* START RECORDS FOR THIS TASK *
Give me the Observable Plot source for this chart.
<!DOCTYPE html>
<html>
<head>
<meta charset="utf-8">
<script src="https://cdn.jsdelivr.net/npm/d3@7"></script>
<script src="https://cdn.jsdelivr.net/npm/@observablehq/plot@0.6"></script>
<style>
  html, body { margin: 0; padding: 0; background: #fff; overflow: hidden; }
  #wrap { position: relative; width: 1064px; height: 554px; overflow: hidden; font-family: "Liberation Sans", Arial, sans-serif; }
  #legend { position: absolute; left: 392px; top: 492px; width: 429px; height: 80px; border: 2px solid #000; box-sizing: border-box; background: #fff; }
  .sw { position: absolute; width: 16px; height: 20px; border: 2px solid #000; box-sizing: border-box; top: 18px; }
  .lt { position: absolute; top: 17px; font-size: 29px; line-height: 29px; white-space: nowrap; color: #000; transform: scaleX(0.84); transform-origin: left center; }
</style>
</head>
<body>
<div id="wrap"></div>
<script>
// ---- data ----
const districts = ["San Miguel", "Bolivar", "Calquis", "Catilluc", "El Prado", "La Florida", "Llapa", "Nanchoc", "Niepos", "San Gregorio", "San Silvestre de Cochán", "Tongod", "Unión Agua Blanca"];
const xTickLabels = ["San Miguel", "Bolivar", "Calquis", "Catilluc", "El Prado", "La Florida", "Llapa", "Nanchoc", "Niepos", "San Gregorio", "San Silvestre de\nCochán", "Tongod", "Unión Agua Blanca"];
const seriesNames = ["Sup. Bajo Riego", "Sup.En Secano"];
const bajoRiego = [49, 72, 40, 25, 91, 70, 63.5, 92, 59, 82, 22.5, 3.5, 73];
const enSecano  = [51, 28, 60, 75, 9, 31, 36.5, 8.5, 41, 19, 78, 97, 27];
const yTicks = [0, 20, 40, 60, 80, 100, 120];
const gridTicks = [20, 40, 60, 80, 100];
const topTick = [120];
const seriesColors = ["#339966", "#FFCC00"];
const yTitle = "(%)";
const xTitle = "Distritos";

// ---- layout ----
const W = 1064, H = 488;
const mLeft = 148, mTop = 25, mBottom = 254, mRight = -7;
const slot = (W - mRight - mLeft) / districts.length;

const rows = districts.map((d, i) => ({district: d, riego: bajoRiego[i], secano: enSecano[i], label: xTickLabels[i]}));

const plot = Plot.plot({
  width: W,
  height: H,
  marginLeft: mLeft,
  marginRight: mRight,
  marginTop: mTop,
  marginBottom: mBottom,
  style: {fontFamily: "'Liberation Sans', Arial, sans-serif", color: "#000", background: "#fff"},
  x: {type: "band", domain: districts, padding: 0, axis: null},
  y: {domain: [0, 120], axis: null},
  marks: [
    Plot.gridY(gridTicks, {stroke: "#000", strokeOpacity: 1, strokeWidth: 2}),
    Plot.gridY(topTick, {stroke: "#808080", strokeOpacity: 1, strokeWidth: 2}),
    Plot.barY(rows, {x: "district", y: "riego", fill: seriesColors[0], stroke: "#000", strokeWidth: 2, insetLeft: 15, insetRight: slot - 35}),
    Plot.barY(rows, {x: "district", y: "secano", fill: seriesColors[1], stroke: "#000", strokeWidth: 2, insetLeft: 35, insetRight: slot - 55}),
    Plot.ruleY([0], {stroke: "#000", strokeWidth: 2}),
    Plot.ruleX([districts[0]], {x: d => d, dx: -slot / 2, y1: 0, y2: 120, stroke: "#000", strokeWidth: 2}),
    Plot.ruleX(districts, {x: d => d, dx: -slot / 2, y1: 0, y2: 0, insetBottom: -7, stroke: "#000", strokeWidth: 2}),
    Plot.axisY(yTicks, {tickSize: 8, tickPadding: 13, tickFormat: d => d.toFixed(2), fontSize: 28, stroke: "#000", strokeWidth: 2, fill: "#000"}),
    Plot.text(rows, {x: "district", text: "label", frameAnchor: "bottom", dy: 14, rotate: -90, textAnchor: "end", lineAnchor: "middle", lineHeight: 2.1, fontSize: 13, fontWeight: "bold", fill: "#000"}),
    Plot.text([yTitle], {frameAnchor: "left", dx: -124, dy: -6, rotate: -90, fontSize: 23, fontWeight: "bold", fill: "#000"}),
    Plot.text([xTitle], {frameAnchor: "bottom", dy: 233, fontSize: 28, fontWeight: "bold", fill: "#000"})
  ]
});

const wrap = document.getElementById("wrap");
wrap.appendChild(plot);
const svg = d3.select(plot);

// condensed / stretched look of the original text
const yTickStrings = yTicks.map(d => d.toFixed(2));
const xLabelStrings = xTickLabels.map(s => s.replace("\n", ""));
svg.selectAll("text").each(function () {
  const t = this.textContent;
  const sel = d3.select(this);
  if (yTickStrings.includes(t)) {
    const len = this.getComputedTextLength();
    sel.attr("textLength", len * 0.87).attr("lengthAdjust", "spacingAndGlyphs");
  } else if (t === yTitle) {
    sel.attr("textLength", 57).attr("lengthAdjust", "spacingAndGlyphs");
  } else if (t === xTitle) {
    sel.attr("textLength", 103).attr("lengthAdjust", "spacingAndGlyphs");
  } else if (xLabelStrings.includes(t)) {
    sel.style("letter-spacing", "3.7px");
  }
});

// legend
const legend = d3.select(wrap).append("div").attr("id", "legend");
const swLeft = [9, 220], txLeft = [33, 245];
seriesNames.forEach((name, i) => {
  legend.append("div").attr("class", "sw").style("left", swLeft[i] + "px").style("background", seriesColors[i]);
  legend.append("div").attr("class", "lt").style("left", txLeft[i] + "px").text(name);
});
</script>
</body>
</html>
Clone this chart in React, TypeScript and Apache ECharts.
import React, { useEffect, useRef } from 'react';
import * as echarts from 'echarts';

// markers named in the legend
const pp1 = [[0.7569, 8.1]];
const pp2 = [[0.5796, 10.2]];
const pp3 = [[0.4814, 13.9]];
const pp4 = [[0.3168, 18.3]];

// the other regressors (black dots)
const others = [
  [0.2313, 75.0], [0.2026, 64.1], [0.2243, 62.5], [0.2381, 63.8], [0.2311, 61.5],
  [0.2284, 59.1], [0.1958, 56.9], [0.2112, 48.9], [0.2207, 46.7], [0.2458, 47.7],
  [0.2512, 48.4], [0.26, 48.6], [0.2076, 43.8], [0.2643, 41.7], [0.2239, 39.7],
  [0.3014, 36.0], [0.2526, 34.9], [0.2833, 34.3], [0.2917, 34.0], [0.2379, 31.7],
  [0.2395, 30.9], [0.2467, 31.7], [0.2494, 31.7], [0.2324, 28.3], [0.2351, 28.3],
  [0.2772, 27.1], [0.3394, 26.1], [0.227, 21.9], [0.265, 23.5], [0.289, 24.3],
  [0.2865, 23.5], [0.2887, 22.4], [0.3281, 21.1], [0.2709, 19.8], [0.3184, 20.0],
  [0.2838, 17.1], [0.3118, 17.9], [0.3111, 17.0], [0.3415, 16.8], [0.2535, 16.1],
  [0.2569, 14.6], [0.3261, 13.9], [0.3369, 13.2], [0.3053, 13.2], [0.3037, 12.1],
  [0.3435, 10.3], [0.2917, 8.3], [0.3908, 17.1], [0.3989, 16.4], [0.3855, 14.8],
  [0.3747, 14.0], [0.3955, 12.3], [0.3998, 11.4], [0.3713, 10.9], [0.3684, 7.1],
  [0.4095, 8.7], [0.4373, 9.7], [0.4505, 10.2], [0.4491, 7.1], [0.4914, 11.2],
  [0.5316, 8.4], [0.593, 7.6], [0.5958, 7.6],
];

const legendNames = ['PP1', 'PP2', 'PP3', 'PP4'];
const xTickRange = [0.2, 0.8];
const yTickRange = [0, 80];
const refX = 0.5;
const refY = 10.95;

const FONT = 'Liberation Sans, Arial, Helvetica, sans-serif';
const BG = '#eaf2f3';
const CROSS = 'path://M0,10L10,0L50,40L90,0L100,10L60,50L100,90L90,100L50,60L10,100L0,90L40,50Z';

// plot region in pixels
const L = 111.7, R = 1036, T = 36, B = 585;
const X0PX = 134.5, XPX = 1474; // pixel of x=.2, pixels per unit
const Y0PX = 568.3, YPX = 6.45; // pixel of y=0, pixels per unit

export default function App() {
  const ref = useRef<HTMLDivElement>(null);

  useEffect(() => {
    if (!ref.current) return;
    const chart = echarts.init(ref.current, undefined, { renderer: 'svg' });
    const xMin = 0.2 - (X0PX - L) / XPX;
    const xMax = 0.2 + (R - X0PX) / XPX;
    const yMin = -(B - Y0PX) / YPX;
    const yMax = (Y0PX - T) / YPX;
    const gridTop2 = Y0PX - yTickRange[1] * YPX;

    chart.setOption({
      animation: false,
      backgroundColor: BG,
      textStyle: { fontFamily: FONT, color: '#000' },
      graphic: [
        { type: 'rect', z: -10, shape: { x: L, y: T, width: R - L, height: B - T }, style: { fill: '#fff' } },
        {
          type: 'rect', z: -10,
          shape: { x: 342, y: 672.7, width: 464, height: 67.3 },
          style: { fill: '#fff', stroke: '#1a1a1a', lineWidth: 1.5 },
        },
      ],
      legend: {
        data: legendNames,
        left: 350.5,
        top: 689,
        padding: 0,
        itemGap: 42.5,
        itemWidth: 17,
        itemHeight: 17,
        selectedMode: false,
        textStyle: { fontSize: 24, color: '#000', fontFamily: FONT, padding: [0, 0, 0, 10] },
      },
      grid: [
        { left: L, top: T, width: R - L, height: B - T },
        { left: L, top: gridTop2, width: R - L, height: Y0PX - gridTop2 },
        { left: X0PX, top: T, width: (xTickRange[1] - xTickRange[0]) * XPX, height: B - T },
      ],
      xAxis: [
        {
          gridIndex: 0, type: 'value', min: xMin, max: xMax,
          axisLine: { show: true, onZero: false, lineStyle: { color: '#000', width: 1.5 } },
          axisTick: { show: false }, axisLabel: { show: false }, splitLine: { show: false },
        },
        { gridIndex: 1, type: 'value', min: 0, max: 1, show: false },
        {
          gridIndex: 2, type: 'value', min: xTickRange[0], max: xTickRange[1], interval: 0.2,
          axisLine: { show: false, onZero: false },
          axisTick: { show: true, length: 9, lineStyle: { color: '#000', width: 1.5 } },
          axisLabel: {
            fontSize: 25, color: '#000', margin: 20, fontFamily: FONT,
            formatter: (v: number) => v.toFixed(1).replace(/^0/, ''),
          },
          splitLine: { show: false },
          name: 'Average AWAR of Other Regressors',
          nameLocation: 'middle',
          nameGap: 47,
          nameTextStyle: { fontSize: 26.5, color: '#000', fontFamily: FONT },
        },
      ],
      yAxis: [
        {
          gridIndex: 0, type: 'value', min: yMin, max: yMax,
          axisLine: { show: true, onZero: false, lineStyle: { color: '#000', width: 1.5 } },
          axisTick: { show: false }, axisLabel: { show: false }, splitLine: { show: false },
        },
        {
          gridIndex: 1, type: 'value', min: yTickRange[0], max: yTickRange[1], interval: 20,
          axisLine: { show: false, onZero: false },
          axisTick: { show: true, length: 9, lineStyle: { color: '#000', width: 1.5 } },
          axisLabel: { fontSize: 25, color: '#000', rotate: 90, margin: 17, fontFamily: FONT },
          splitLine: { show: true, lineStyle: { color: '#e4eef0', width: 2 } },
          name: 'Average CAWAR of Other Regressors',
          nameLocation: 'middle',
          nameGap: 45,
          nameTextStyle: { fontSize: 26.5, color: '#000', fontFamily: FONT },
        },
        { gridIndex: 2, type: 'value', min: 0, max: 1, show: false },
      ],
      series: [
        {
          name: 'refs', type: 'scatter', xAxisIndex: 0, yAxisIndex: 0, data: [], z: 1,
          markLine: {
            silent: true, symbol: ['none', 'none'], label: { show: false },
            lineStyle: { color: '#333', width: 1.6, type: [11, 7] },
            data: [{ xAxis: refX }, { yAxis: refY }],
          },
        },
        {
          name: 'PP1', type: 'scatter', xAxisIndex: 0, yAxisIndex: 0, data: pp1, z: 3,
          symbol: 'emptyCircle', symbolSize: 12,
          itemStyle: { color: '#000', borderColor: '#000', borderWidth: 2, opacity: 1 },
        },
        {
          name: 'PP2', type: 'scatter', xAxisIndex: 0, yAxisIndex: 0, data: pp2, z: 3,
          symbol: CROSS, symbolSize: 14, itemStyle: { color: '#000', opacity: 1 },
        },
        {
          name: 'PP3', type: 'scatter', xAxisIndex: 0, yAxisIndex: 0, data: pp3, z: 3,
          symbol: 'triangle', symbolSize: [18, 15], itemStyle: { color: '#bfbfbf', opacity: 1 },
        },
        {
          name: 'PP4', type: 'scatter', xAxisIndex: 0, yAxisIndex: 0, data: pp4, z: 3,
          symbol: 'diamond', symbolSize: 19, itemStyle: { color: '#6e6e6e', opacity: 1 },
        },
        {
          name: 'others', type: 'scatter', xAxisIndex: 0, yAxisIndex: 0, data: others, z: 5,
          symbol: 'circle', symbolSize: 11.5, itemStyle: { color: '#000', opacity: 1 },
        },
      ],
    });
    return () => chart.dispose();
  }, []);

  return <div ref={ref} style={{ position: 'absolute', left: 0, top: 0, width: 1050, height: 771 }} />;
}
* END RECORDS FOR THIS TASK *
Copy exactly the lines from the line with "Clone this chart" up to and including the line with "const pp4 = [[0.3168, 18.3]];", and no other lines.

Clone this chart in React, TypeScript and Apache ECharts.
import React, { useEffect, useRef } from 'react';
import * as echarts from 'echarts';

// markers named in the legend
const pp1 = [[0.7569, 8.1]];
const pp2 = [[0.5796, 10.2]];
const pp3 = [[0.4814, 13.9]];
const pp4 = [[0.3168, 18.3]];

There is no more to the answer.